Thomas Carlile's Landscapes of Memory

This article is from 2010.

Thomas Carlile's Landscapes of Memory

Public art exhibition spread across the city interpretable by touch phones

Keen-eyed observers will spot a number of black and white square barcodes amidst the shop signs and fly posting that decorate Edinburgh’s streets. But what is their purpose? Rachael Cloughton explains:

The first one I saw was stuck to the concrete walls of a car park at Ocean Terminal: its ambiguous sequence of lines revealed nothing of its purpose and demanded little attention. A few days later I noticed another one at a different site. The minimal series of black and white squares lacquered to a lamppost contrasted with the fluorescent lime letters of the shop sign behind it. This time it held my attention. After running the image through the scanning application on my iPhone the words ‘a green ASDA sign is the only sign of life amongst grayness’ surfaced on the screen and the purpose of these enigmatic squares finally became clear.

Each code is part of an ongoing public art project by the Edinburgh based artist Thomas Carlile. Entitled Landscapes of Memory the work is inspired by Guy Debord’s concept of dérive [or ‘drift’], which re-evaluates the urban environment as space rather than a series of architectural styles. Both personal and highly technical, these ‘quick response codes’ and the information they contain relate to a series of directionless journeys travelled by Carlile since May 2010. Scanning each code through an iPhone or a similar device connects it to the web, where the artist’s initial thoughts and emotions towards the surrounding area are held.

The work is deliberately esoteric: there are no maps to find the small square codes quietly dotted on lampposts, street signs and fences around Edinburgh. There are no accompanying instructions. Carlile’s work is designed for an audience as curious as himself, and the information unlocked by the codes is a reward for the viewer’s fastidiousness.

Carlile’s background in graphic design is evident within the work. Each piece of text is subjected to a meticulous thought process before Carlile selects an appropriate typography. For instance, one code, reading ‘Rough Estate’, is spelled out in speared letters that hint at the threatening nature of the virtual content, while simultaneously arousing suspicion in the viewer towards the surrounding space.

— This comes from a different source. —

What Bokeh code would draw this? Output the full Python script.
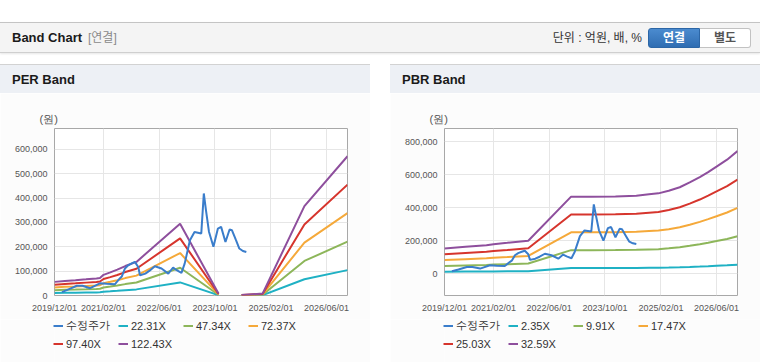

‘I carefully analysed every typeface I had accumulated in my sketchbooks,’ explains Carlile. ‘My objective was to assign a typeface to every emotion in my written observations, developing an interest in conveying feeling with the subtlest use of form and as little information as possible.’

The sheer volume of communication that permeates the urban environment within which the codes are placed, further emphasises this idea, drawing attention to the mass of information we digest in a single moment.

The complexity behind the codes – both in their production and their intricately crafted and categorised typefaces – dramatically contrasts with the passive nature of Carlile’s journeys around the city, which he embarked upon without time-keeping devices and which were led solely by intuition. Yet, it is the question of whether it is possible to intimately engage with landscape in a modern, urban environment that truly resonates.

So far Carlile has left 40 active codes across Edinburgh and the artist is set to widen his explorations to the the Glasgow area. It is fitting that this constantly expanding public art project has maintained the free spiri of Carlile’s initial walks and is hitherto without a clear destination or end.

To read Thomas Carlile’s quick response codes download the BeeTagg Reader Pro app from the App Store for iPhone, or from Marketplace for Android phones.